Would you transcribe the whole listing exactly, minus its pictures?

==============================

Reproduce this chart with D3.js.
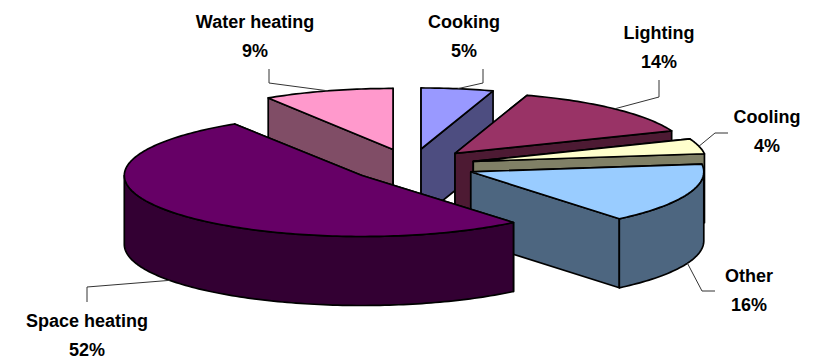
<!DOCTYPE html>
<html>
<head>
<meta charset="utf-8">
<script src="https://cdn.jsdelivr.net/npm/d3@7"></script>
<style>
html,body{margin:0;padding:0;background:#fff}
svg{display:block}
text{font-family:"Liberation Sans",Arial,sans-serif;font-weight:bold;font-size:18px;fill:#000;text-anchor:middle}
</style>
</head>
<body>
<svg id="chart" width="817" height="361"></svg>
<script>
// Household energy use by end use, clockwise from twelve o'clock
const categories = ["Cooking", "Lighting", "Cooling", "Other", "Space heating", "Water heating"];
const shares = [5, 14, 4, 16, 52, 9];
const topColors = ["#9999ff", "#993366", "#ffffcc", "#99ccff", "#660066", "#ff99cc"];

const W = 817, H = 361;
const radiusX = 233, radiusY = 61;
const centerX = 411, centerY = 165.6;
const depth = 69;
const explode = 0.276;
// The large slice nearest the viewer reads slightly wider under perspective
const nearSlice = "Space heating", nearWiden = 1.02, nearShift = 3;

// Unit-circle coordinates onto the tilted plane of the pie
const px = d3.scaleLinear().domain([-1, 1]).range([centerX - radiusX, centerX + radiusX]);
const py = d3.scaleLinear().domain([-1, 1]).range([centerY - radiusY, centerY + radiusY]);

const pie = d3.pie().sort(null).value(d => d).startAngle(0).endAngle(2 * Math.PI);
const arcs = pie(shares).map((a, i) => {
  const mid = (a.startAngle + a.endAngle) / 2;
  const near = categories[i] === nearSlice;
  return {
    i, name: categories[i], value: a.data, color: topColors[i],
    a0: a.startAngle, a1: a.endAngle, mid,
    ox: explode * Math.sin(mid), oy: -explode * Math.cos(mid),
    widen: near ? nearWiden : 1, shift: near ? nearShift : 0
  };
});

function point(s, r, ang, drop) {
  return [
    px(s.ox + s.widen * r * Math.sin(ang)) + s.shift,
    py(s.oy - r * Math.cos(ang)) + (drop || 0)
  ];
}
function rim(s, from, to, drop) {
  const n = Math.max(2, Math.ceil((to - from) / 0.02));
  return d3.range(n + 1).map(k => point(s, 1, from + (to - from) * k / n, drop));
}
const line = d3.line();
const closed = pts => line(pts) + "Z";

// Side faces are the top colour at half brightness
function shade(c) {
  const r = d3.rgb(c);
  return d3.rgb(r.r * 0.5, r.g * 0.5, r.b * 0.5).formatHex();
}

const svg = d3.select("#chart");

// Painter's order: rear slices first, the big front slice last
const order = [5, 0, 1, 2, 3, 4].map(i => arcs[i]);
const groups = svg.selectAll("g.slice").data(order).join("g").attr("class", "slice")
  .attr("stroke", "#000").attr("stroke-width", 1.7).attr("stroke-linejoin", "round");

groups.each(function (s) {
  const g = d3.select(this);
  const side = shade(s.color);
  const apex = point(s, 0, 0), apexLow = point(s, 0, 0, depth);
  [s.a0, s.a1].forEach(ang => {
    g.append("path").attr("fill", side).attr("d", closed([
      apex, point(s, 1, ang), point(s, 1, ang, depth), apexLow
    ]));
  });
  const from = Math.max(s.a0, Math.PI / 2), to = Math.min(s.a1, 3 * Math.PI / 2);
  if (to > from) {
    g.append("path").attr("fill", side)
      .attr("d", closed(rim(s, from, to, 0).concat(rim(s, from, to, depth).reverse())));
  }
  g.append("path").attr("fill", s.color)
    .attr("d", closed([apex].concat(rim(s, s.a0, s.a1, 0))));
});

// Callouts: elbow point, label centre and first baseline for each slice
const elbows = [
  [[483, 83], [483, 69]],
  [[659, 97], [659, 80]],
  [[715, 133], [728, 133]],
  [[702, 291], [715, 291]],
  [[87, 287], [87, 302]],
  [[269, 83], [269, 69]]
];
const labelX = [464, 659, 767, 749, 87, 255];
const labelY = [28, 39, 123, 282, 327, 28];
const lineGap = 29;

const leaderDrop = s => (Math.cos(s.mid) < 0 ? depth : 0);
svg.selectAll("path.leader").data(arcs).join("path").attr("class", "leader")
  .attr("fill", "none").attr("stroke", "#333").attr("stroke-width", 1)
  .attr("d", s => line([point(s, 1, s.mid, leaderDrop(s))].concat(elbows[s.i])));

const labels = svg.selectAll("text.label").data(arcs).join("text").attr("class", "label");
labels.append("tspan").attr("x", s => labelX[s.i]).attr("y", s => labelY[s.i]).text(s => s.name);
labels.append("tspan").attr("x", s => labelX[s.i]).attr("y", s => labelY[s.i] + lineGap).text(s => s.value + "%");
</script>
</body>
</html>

==============================

- [Answer in full]:
Reproduce this chart with D3.js.
<!DOCTYPE html>
<html>
<head>
<meta charset="utf-8">
<script src="https://cdn.jsdelivr.net/npm/d3@7"></script>
<style>
html,body{margin:0;padding:0;background:#fff}
svg{display:block}
text{font-family:"Liberation Sans",Arial,sans-serif;font-weight:bold;font-size:18px;fill:#000;text-anchor:middle}
</style>
</head>
<body>
<svg id="chart" width="817" height="361"></svg>
<script>
// Household energy use by end use, clockwise from twelve o'clock
const categories = ["Cooking", "Lighting", "Cooling", "Other", "Space heating", "Water heating"];
const shares = [5, 14, 4, 16, 52, 9];
const topColors = ["#9999ff", "#993366", "#ffffcc", "#99ccff", "#660066", "#ff99cc"];

const W = 817, H = 361;
const radiusX = 233, radiusY = 61;
const centerX = 411, centerY = 165.6;
const depth = 69;
const explode = 0.276;
// The large slice nearest the viewer reads slightly wider under perspective
const nearSlice = "Space heating", nearWiden = 1.02, nearShift = 3;

// Unit-circle coordinates onto the tilted plane of the pie
const px = d3.scaleLinear().domain([-1, 1]).range([centerX - radiusX, centerX + radiusX]);
const py = d3.scaleLinear().domain([-1, 1]).range([centerY - radiusY, centerY + radiusY]);

const pie = d3.pie().sort(null).value(d => d).startAngle(0).endAngle(2 * Math.PI);
const arcs = pie(shares).map((a, i) => {
  const mid = (a.startAngle + a.endAngle) / 2;
  const near = categories[i] === nearSlice;
  return {
    i, name: categories[i], value: a.data, color: topColors[i],
    a0: a.startAngle, a1: a.endAngle, mid,
    ox: explode * Math.sin(mid), oy: -explode * Math.cos(mid),
    widen: near ? nearWiden : 1, shift: near ? nearShift : 0
  };
});

function point(s, r, ang, drop) {
  return [
    px(s.ox + s.widen * r * Math.sin(ang)) + s.shift,
    py(s.oy - r * Math.cos(ang)) + (drop || 0)
  ];
}
function rim(s, from, to, drop) {
  const n = Math.max(2, Math.ceil((to - from) / 0.02));
  return d3.range(n + 1).map(k => point(s, 1, from + (to - from) * k / n, drop));
}
const line = d3.line();
const closed = pts => line(pts) + "Z";

// Side faces are the top colour at half brightness
function shade(c) {
  const r = d3.rgb(c);
  return d3.rgb(r.r * 0.5, r.g * 0.5, r.b * 0.5).formatHex();
}

const svg = d3.select("#chart");

// Painter's order: rear slices first, the big front slice last
const order = [5, 0, 1, 2, 3, 4].map(i => arcs[i]);
const groups = svg.selectAll("g.slice").data(order).join("g").attr("class", "slice")
  .attr("stroke", "#000").attr("stroke-width", 1.7).attr("stroke-linejoin", "round");

groups.each(function (s) {
  const g = d3.select(this);
  const side = shade(s.color);
  const apex = point(s, 0, 0), apexLow = point(s, 0, 0, depth);
  [s.a0, s.a1].forEach(ang => {
    g.append("path").attr("fill", side).attr("d", closed([
      apex, point(s, 1, ang), point(s, 1, ang, depth), apexLow
    ]));
  });
  const from = Math.max(s.a0, Math.PI / 2), to = Math.min(s.a1, 3 * Math.PI / 2);
  if (to > from) {
    g.append("path").attr("fill", side)
      .attr("d", closed(rim(s, from, to, 0).concat(rim(s, from, to, depth).reverse())));
  }
  g.append("path").attr("fill", s.color)
    .attr("d", closed([apex].concat(rim(s, s.a0, s.a1, 0))));
});

// Callouts: elbow point, label centre and first baseline for each slice
const elbows = [
  [[483, 83], [483, 69]],
  [[659, 97], [659, 80]],
  [[715, 133], [728, 133]],
  [[702, 291], [715, 291]],
  [[87, 287], [87, 302]],
  [[269, 83], [269, 69]]
];
const labelX = [464, 659, 767, 749, 87, 255];
const labelY = [28, 39, 123, 282, 327, 28];
const lineGap = 29;

const leaderDrop = s => (Math.cos(s.mid) < 0 ? depth : 0);
svg.selectAll("path.leader").data(arcs).join("path").attr("class", "leader")
  .attr("fill", "none").attr("stroke", "#333").attr("stroke-width", 1)
  .attr("d", s => line([point(s, 1, s.mid, leaderDrop(s))].concat(elbows[s.i])));

const labels = svg.selectAll("text.label").data(arcs).join("text").attr("class", "label");
labels.append("tspan").attr("x", s => labelX[s.i]).attr("y", s => labelY[s.i]).text(s => s.name);
labels.append("tspan").attr("x", s => labelX[s.i]).attr("y", s => labelY[s.i] + lineGap).text(s => s.value + "%");
</script>
</body>
</html>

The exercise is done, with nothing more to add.